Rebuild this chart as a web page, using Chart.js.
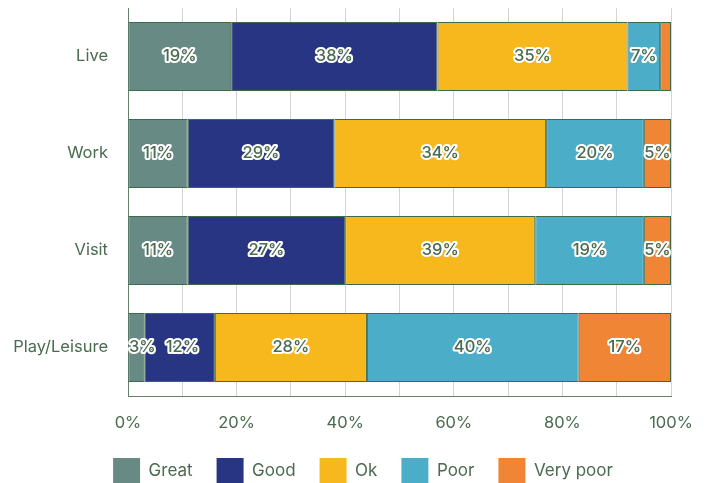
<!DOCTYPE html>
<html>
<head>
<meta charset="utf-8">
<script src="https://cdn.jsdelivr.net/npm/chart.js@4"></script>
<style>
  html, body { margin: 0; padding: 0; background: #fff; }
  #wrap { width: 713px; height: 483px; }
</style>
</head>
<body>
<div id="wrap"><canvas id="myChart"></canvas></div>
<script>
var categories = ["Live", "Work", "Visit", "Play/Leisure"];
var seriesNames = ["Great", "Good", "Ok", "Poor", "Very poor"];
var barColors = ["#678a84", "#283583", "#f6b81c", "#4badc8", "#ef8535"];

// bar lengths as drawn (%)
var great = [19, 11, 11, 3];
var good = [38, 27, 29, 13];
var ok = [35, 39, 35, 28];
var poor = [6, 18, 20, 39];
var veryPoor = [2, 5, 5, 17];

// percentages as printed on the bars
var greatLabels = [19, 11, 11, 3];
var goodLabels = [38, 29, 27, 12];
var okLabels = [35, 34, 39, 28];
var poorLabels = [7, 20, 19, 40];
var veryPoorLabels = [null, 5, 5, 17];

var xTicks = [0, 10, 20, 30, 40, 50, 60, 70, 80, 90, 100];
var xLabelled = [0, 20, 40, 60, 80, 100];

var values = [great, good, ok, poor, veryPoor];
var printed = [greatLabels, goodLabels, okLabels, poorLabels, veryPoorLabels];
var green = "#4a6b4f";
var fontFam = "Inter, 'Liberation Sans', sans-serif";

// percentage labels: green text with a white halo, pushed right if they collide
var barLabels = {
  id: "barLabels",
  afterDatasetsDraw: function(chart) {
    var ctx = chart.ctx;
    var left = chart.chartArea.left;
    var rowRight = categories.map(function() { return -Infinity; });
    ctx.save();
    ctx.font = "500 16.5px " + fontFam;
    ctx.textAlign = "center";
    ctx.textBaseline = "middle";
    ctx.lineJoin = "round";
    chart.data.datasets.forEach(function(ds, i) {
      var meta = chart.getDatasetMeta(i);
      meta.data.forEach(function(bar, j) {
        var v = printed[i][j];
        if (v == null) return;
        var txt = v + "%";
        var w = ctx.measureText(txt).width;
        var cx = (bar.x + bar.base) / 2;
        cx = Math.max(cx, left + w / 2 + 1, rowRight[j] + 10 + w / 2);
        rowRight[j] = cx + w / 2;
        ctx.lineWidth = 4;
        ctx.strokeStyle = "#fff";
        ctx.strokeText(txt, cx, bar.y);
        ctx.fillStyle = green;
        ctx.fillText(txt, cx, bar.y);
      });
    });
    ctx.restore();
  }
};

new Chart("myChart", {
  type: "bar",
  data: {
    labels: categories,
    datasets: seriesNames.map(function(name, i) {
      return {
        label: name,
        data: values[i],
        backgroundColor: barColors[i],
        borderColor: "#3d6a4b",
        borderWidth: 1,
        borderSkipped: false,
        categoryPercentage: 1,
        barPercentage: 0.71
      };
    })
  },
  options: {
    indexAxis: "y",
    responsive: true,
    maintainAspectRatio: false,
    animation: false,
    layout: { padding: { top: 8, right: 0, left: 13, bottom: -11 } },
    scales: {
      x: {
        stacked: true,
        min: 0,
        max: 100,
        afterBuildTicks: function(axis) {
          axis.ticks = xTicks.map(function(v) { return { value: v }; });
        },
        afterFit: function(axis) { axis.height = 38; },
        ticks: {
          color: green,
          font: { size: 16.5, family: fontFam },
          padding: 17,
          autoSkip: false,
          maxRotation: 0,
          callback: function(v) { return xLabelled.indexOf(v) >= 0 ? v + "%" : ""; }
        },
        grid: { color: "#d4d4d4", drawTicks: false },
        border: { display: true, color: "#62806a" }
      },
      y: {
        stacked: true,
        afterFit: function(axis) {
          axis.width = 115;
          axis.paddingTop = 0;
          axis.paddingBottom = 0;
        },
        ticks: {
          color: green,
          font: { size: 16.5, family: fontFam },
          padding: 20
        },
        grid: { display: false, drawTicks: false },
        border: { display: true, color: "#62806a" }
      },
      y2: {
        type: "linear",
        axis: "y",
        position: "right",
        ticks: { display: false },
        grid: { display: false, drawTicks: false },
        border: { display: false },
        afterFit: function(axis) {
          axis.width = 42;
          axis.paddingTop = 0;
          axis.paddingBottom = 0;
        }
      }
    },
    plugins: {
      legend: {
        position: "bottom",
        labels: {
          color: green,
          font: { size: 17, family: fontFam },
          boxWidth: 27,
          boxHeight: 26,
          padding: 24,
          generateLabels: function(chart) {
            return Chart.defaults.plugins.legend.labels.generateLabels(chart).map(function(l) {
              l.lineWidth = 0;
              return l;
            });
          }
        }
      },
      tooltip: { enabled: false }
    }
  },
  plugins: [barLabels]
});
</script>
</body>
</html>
·····
# Exercise requirements:
Word for word, quote the lines above. Omit the pictures.

# Exercise solution:
Rebuild this chart as a web page, using Chart.js.
<!DOCTYPE html>
<html>
<head>
<meta charset="utf-8">
<script src="https://cdn.jsdelivr.net/npm/chart.js@4"></script>
<style>
  html, body { margin: 0; padding: 0; background: #fff; }
  #wrap { width: 713px; height: 483px; }
</style>
</head>
<body>
<div id="wrap"><canvas id="myChart"></canvas></div>
<script>
var categories = ["Live", "Work", "Visit", "Play/Leisure"];
var seriesNames = ["Great", "Good", "Ok", "Poor", "Very poor"];
var barColors = ["#678a84", "#283583", "#f6b81c", "#4badc8", "#ef8535"];

// bar lengths as drawn (%)
var great = [19, 11, 11, 3];
var good = [38, 27, 29, 13];
var ok = [35, 39, 35, 28];
var poor = [6, 18, 20, 39];
var veryPoor = [2, 5, 5, 17];

// percentages as printed on the bars
var greatLabels = [19, 11, 11, 3];
var goodLabels = [38, 29, 27, 12];
var okLabels = [35, 34, 39, 28];
var poorLabels = [7, 20, 19, 40];
var veryPoorLabels = [null, 5, 5, 17];

var xTicks = [0, 10, 20, 30, 40, 50, 60, 70, 80, 90, 100];
var xLabelled = [0, 20, 40, 60, 80, 100];

var values = [great, good, ok, poor, veryPoor];
var printed = [greatLabels, goodLabels, okLabels, poorLabels, veryPoorLabels];
var green = "#4a6b4f";
var fontFam = "Inter, 'Liberation Sans', sans-serif";

// percentage labels: green text with a white halo, pushed right if they collide
var barLabels = {
  id: "barLabels",
  afterDatasetsDraw: function(chart) {
    var ctx = chart.ctx;
    var left = chart.chartArea.left;
    var rowRight = categories.map(function() { return -Infinity; });
    ctx.save();
    ctx.font = "500 16.5px " + fontFam;
    ctx.textAlign = "center";
    ctx.textBaseline = "middle";
    ctx.lineJoin = "round";
    chart.data.datasets.forEach(function(ds, i) {
      var meta = chart.getDatasetMeta(i);
      meta.data.forEach(function(bar, j) {
        var v = printed[i][j];
        if (v == null) return;
        var txt = v + "%";
        var w = ctx.measureText(txt).width;
        var cx = (bar.x + bar.base) / 2;
        cx = Math.max(cx, left + w / 2 + 1, rowRight[j] + 10 + w / 2);
        rowRight[j] = cx + w / 2;
        ctx.lineWidth = 4;
        ctx.strokeStyle = "#fff";
        ctx.strokeText(txt, cx, bar.y);
        ctx.fillStyle = green;
        ctx.fillText(txt, cx, bar.y);
      });
    });
    ctx.restore();
  }
};

new Chart("myChart", {
  type: "bar",
  data: {
    labels: categories,
    datasets: seriesNames.map(function(name, i) {
      return {
        label: name,
        data: values[i],
        backgroundColor: barColors[i],
        borderColor: "#3d6a4b",
        borderWidth: 1,
        borderSkipped: false,
        categoryPercentage: 1,
        barPercentage: 0.71
      };
    })
  },
  options: {
    indexAxis: "y",
    responsive: true,
    maintainAspectRatio: false,
    animation: false,
    layout: { padding: { top: 8, right: 0, left: 13, bottom: -11 } },
    scales: {
      x: {
        stacked: true,
        min: 0,
        max: 100,
        afterBuildTicks: function(axis) {
          axis.ticks = xTicks.map(function(v) { return { value: v }; });
        },
        afterFit: function(axis) { axis.height = 38; },
        ticks: {
          color: green,
          font: { size: 16.5, family: fontFam },
          padding: 17,
          autoSkip: false,
          maxRotation: 0,
          callback: function(v) { return xLabelled.indexOf(v) >= 0 ? v + "%" : ""; }
        },
        grid: { color: "#d4d4d4", drawTicks: false },
        border: { display: true, color: "#62806a" }
      },
      y: {
        stacked: true,
        afterFit: function(axis) {
          axis.width = 115;
          axis.paddingTop = 0;
          axis.paddingBottom = 0;
        },
        ticks: {
          color: green,
          font: { size: 16.5, family: fontFam },
          padding: 20
        },
        grid: { display: false, drawTicks: false },
        border: { display: true, color: "#62806a" }
      },
      y2: {
        type: "linear",
        axis: "y",
        position: "right",
        ticks: { display: false },
        grid: { display: false, drawTicks: false },
        border: { display: false },
        afterFit: function(axis) {
          axis.width = 42;
          axis.paddingTop = 0;
          axis.paddingBottom = 0;
        }
      }
    },
    plugins: {
      legend: {
        position: "bottom",
        labels: {
          color: green,
          font: { size: 17, family: fontFam },
          boxWidth: 27,
          boxHeight: 26,
          padding: 24,
          generateLabels: function(chart) {
            return Chart.defaults.plugins.legend.labels.generateLabels(chart).map(function(l) {
              l.lineWidth = 0;
              return l;
            });
          }
        }
      },
      tooltip: { enabled: false }
    }
  },
  plugins: [barLabels]
});
</script>
</body>
</html>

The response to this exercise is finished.